Table 2 illustrates differences in shipping a 100-pound box via Southwest Airlines from New York City to Phoenix and a one-way ticket for a person to fly the same distance. The air freight rate includes a 13.6 percent fuel surcharge applied to the base rate but the airfare does not include a fuel-related fee, which can be substantial as shown below.

Although carriers have applied fuel surcharges in their cargo operations, they have not deployed that approach to passenger operations to recover rising fuel costs. Even with success in applying a flat amount for fuel surcharges on international flights, airlines should convert to an index-based fuel surcharge to gain predictability of recovery of higher fuel prices and gain acceptance from passengers. For example, United Airlines charges up to $150 each way on international travel. For a $625 one-way fare between Chicago and London, the fuel surcharge becomes 20 percent, and thus not consistent with increase in fuel prices, thereby hurting the prospects of consistent recovery of the surcharge.

The airline industry already has a practice of numerous add-on fees for items such as airport fee, security fee and FAA tax. With systems in place to handle accessorial charges, the airlines can recover higher fuel prices by implementing a periodically adjusted fuel surcharge and avoid building ad-hoc increases into their base fares.

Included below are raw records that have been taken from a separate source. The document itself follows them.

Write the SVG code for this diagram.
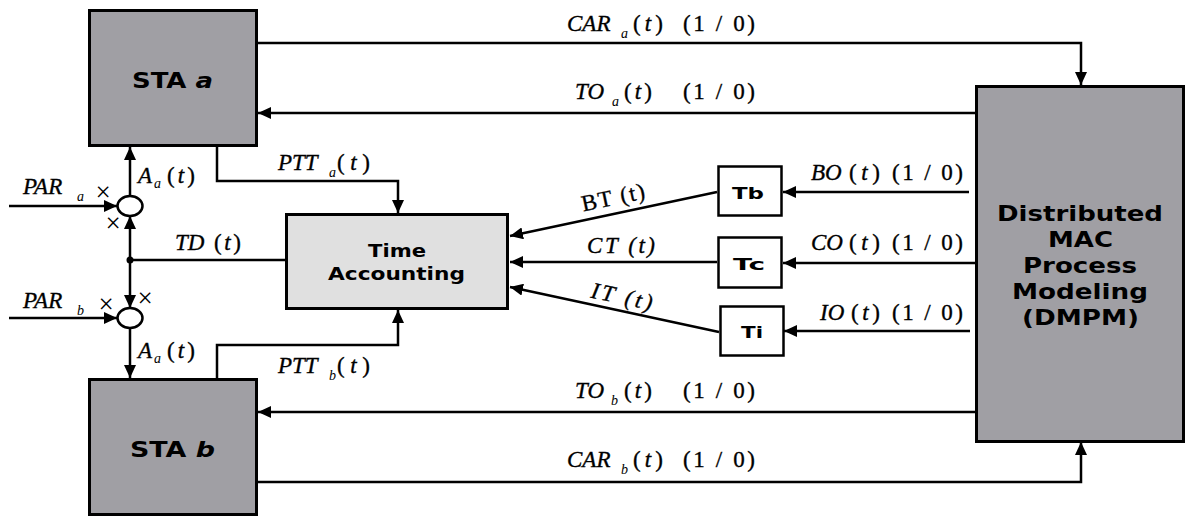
<svg xmlns="http://www.w3.org/2000/svg" width="1186" height="517" viewBox="0 0 1186 517">
  <style>
    .blk { fill: #a09fa4; stroke: #000; stroke-width: 3; }
    .lt { fill: #e0e0e0; stroke: #000; stroke-width: 3; }
    .wb { fill: #fff; stroke: #000; stroke-width: 2.5; }
    .ln { fill: none; stroke: #000; stroke-width: 2.5; }
    .lbl { font-family: "DejaVu Sans", Verdana, sans-serif; font-weight: bold; fill: #000; }
    .m { font-family: "Liberation Serif", "Times New Roman", serif; font-size: 23px; fill: #000; stroke: #000; stroke-width: 0.35; }
    .i { font-style: italic; }
    .s { font-family: "Liberation Serif", "Times New Roman", serif; font-size: 14px; font-style: italic; fill: #000; }
    .x { font-family: "Liberation Serif", "Times New Roman", serif; font-size: 27px; fill: #000; text-anchor: middle; }
  </style>
  <defs>
    <marker id="ah" markerUnits="userSpaceOnUse" markerWidth="14" markerHeight="12" refX="13" refY="6" orient="auto">
      <path d="M0,0 L13,6 L0,12 z" fill="#000"/>
    </marker>
  </defs>

  <!-- stations -->
  <g id="sta-a">
    <rect class="blk" x="89.5" y="10.5" width="167" height="135"/>
    <text class="lbl" x="132" y="88" font-size="21" textLength="81" lengthAdjust="spacingAndGlyphs">STA <tspan font-style="italic">a</tspan></text>
  </g>
  <g id="sta-b">
    <rect class="blk" x="89.5" y="379.5" width="167" height="135"/>
    <text class="lbl" x="130" y="457" font-size="21" textLength="85" lengthAdjust="spacingAndGlyphs">STA <tspan font-style="italic">b</tspan></text>
  </g>

  <!-- MAC process model -->
  <g id="dmpm">
    <rect class="blk" x="976.5" y="86.5" width="207" height="355"/>
    <text class="lbl" x="997" y="221" font-size="21" textLength="166" lengthAdjust="spacingAndGlyphs">Distributed</text>
    <text class="lbl" x="1048" y="247" font-size="21" textLength="65" lengthAdjust="spacingAndGlyphs">MAC</text>
    <text class="lbl" x="1023" y="273" font-size="21" textLength="114" lengthAdjust="spacingAndGlyphs">Process</text>
    <text class="lbl" x="1012" y="299" font-size="21" textLength="136" lengthAdjust="spacingAndGlyphs">Modeling</text>
    <text class="lbl" x="1022" y="325" font-size="21" textLength="117" lengthAdjust="spacingAndGlyphs">(DMPM)</text>
  </g>

  <!-- time accounting -->
  <g id="time-accounting">
    <rect class="lt" x="286.5" y="214.5" width="221" height="94"/>
    <text class="lbl" x="368" y="257" font-size="17" textLength="58" lengthAdjust="spacingAndGlyphs">Time</text>
    <text class="lbl" x="328" y="280" font-size="17" textLength="137" lengthAdjust="spacingAndGlyphs">Accounting</text>
  </g>

  <!-- timers -->
  <g id="tb">
    <rect class="wb" x="718.5" y="166.5" width="63" height="49"/>
    <text class="lbl" x="732" y="199" font-size="16" textLength="32" lengthAdjust="spacingAndGlyphs">Tb</text>
  </g>
  <g id="tc">
    <rect class="wb" x="718.5" y="237.5" width="63" height="50"/>
    <text class="lbl" x="733" y="270" font-size="16" textLength="32" lengthAdjust="spacingAndGlyphs">Tc</text>
  </g>
  <g id="ti">
    <rect class="wb" x="720.5" y="306.5" width="63" height="49"/>
    <text class="lbl" x="741" y="338" font-size="16" textLength="22" lengthAdjust="spacingAndGlyphs">Ti</text>
  </g>

  <!-- summing junctions -->
  <g id="sum-a">
    <ellipse cx="130" cy="206" rx="12.5" ry="10" fill="#fff" stroke="#000" stroke-width="2.5"/>
  </g>
  <g id="sum-b">
    <ellipse cx="130" cy="318" rx="12.5" ry="10" fill="#fff" stroke="#000" stroke-width="2.5"/>
  </g>

  <!-- connectors -->
  <g id="connectors">
    <path class="ln" d="M258,43 H1081 V85" marker-end="url(#ah)"/>
    <path class="ln" d="M975,113 H258" marker-end="url(#ah)"/>
    <path class="ln" d="M975,412 H258" marker-end="url(#ah)"/>
    <path class="ln" d="M258,482 H1081 V442" marker-end="url(#ah)"/>

    <path class="ln" d="M217,147 V181 H398 V213" marker-end="url(#ah)"/>
    <path class="ln" d="M217,378 V345 H398 V310" marker-end="url(#ah)"/>

    <path class="ln" d="M130,260 H285"/>
    <path class="ln" d="M130,260 V216" marker-end="url(#ah)"/>
    <path class="ln" d="M130,260 V308" marker-end="url(#ah)"/>
    <path class="ln" d="M130,196 V147" marker-end="url(#ah)"/>
    <path class="ln" d="M130,328 V378" marker-end="url(#ah)"/>
    <path class="ln" d="M9,206 H117" marker-end="url(#ah)"/>
    <path class="ln" d="M9,318 H117" marker-end="url(#ah)"/>
    <circle cx="130" cy="260" r="3.5" fill="#000"/>

    <path class="ln" d="M717,192 L510,236" marker-end="url(#ah)"/>
    <path class="ln" d="M717,262 H510" marker-end="url(#ah)"/>
    <path class="ln" d="M719,332 L510,287" marker-end="url(#ah)"/>

    <path class="ln" d="M969,192 H783" marker-end="url(#ah)"/>
    <path class="ln" d="M975,263 H783" marker-end="url(#ah)"/>
    <path class="ln" d="M970,331 H784" marker-end="url(#ah)"/>
  </g>

  <!-- signal labels -->
  <g id="labels">
    <text class="m i" x="567" y="31">CAR</text>
    <text class="s" x="621" y="38">a</text>
    <text class="m" x="633" y="31" textLength="30">(<tspan class="i">t</tspan>)</text>
    <text class="m" x="683" y="31" textLength="72">(1 / 0)</text>

    <text class="m i" x="575" y="99">TO</text>
    <text class="s" x="612" y="106">a</text>
    <text class="m" x="624" y="99" textLength="28">(<tspan class="i">t</tspan>)</text>
    <text class="m" x="683" y="99" textLength="72">(1 / 0)</text>

    <text class="m i" x="575" y="398">TO</text>
    <text class="s" x="611" y="405">b</text>
    <text class="m" x="624" y="398" textLength="28">(<tspan class="i">t</tspan>)</text>
    <text class="m" x="683" y="398" textLength="72">(1 / 0)</text>

    <text class="m i" x="567" y="467">CAR</text>
    <text class="s" x="621" y="474">b</text>
    <text class="m" x="633" y="467" textLength="30">(<tspan class="i">t</tspan>)</text>
    <text class="m" x="683" y="467" textLength="72">(1 / 0)</text>

    <text class="m i" x="811" y="180">BO</text>
    <text class="m" x="849" y="180" textLength="31">(<tspan class="i">t</tspan>)</text>
    <text class="m" x="892" y="180" textLength="71">(1 / 0)</text>

    <text class="m i" x="811" y="250">CO</text>
    <text class="m" x="849" y="250" textLength="31">(<tspan class="i">t</tspan>)</text>
    <text class="m" x="892" y="250" textLength="71">(1 / 0)</text>

    <text class="m i" x="820" y="320">IO</text>
    <text class="m" x="851" y="320" textLength="29">(<tspan class="i">t</tspan>)</text>
    <text class="m" x="892" y="320" textLength="71">(1 / 0)</text>

    <text class="m" x="613" y="205" text-anchor="middle" textLength="64" transform="rotate(-12 613 197)">BT (t)</text>
    <text class="m i" x="587" y="253" textLength="68">CT (t)</text>
    <text class="m i" x="622" y="304" text-anchor="middle" textLength="62" transform="rotate(12 622 296)">IT (t)</text>

    <text class="m i" x="278" y="170">PTT</text>
    <text class="s" x="329" y="177">a</text>
    <text class="m" x="337" y="170" textLength="33">(<tspan class="i">t</tspan>)</text>

    <text class="m i" x="278" y="373">PTT</text>
    <text class="s" x="329" y="380">b</text>
    <text class="m" x="337" y="373" textLength="33">(<tspan class="i">t</tspan>)</text>

    <text class="m i" x="138" y="183">A</text>
    <text class="s" x="154" y="188">a</text>
    <text class="m" x="167" y="183" textLength="28">(<tspan class="i">t</tspan>)</text>

    <text class="m i" x="138" y="358">A</text>
    <text class="s" x="154" y="363">a</text>
    <text class="m" x="167" y="358" textLength="28">(<tspan class="i">t</tspan>)</text>

    <text class="m i" x="23" y="194">PAR</text>
    <text class="s" x="77" y="201">a</text>
    <text class="m i" x="23" y="308">PAR</text>
    <text class="s" x="77" y="315">b</text>

    <text class="m i" x="175" y="250">TD</text>
    <text class="m" x="214" y="250" textLength="27">(<tspan class="i">t</tspan>)</text>

    <text class="x" x="103" y="201">×</text>
    <text class="x" x="113" y="232">×</text>
    <text class="x" x="106" y="313">×</text>
    <text class="x" x="145" y="307">×</text>
  </g>
</svg>
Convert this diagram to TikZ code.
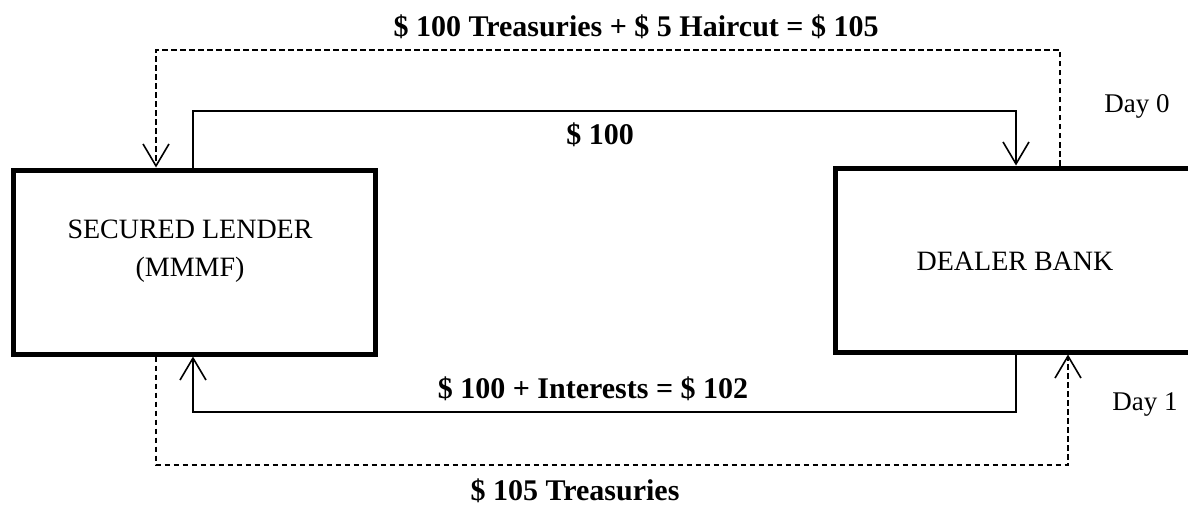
\documentclass[tikz,border=0pt]{standalone}
\usepackage{fontspec}
\setmainfont{Liberation Serif}
\usetikzlibrary{arrows.meta}
\begin{document}
\begin{tikzpicture}[x=1pt,y=-1pt,
  party/.style={draw, line width=5pt, inner sep=0pt, rectangle},
  boxtext/.style={font=\fontsize{28}{38}\selectfont, align=center, inner sep=0pt},
  amount/.style={font=\fontsize{30}{36}\selectfont\bfseries, inner sep=0pt, anchor=base},
  daytext/.style={font=\fontsize{27}{32}\selectfont, inner sep=0pt, anchor=base},
  tip/.style={-{Straight Barb[length=22pt,width=26pt,line width=1.6pt]}},
  cashflow/.style={line width=1.6pt, tip},
  collateral/.style={line width=2pt, dash pattern=on 5.5pt off 3.5pt, tip}]
\useasboundingbox (0,0) rectangle (1188,508);
\clip (0,0) rectangle (1188,508);

% parties
\node[party, minimum width=362pt, minimum height=184pt] (lender) at (194,262) {};
\node[party, minimum width=360pt, minimum height=184pt] (bank) at (1015,260) {};
\node[boxtext] (lendertxt) at (190,251) {SECURED LENDER\\(MMMF)};
\node[boxtext, anchor=base] (banktxt) at (1015,270) {DEALER BANK};

% corner coordinates
\coordinate (ctl) at (156,50);
\coordinate (ctr) at (1060,50);
\coordinate (stl) at (193,111);
\coordinate (str) at (1016,111);
\coordinate (sbl) at (193,412);
\coordinate (sbr) at (1016,412);
\coordinate (cbl) at (156,465);
\coordinate (cbr) at (1068,465);

% Day 0
\draw[collateral] (bank.north -| ctr) -- (ctr) -- (ctl) -- (lender.north -| ctl);
\draw[cashflow] (lender.north -| stl) -- (stl) -- (str) -- (bank.north -| str);
% Day 1
\draw[cashflow] (bank.south -| sbr) -- (sbr) -- (sbl) -- (lender.south -| sbl);
\draw[collateral] (lender.south -| cbl) -- (cbl) -- (cbr) -- (bank.south -| cbr);

% labels
\node[amount] (haircut) at (636,37) {\$ 100 Treasuries + \$ 5 Haircut = \$ 105};
\node[amount] (cash) at (600,144) {\$ 100};
\node[amount] (repay) at (593,398) {\$ 100 + Interests = \$ 102};
\node[amount] (treas) at (575,500) {\$ 105 Treasuries};
\node[daytext] (day0) at (1137,113) {Day 0};
\node[daytext] (day1) at (1145,410) {Day 1};
\end{tikzpicture}
\end{document}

Although some pricing strategies of the freight industry have been adopted by the airline industry to promote passenger discipline (e.g.: fees for second checked-in baggage and extra charge for heavier bags), they continue to ignore implementing a system for the more volatile and higher fuel expense. For airlines to profitably navigate through the challenges of rising fuel costs, this approach needs to get off the ground immediately.

Jindel and Pawar are president and research analyst, respectively, at SJ Consulting Group, a transportation consulting firm in Pittsburgh.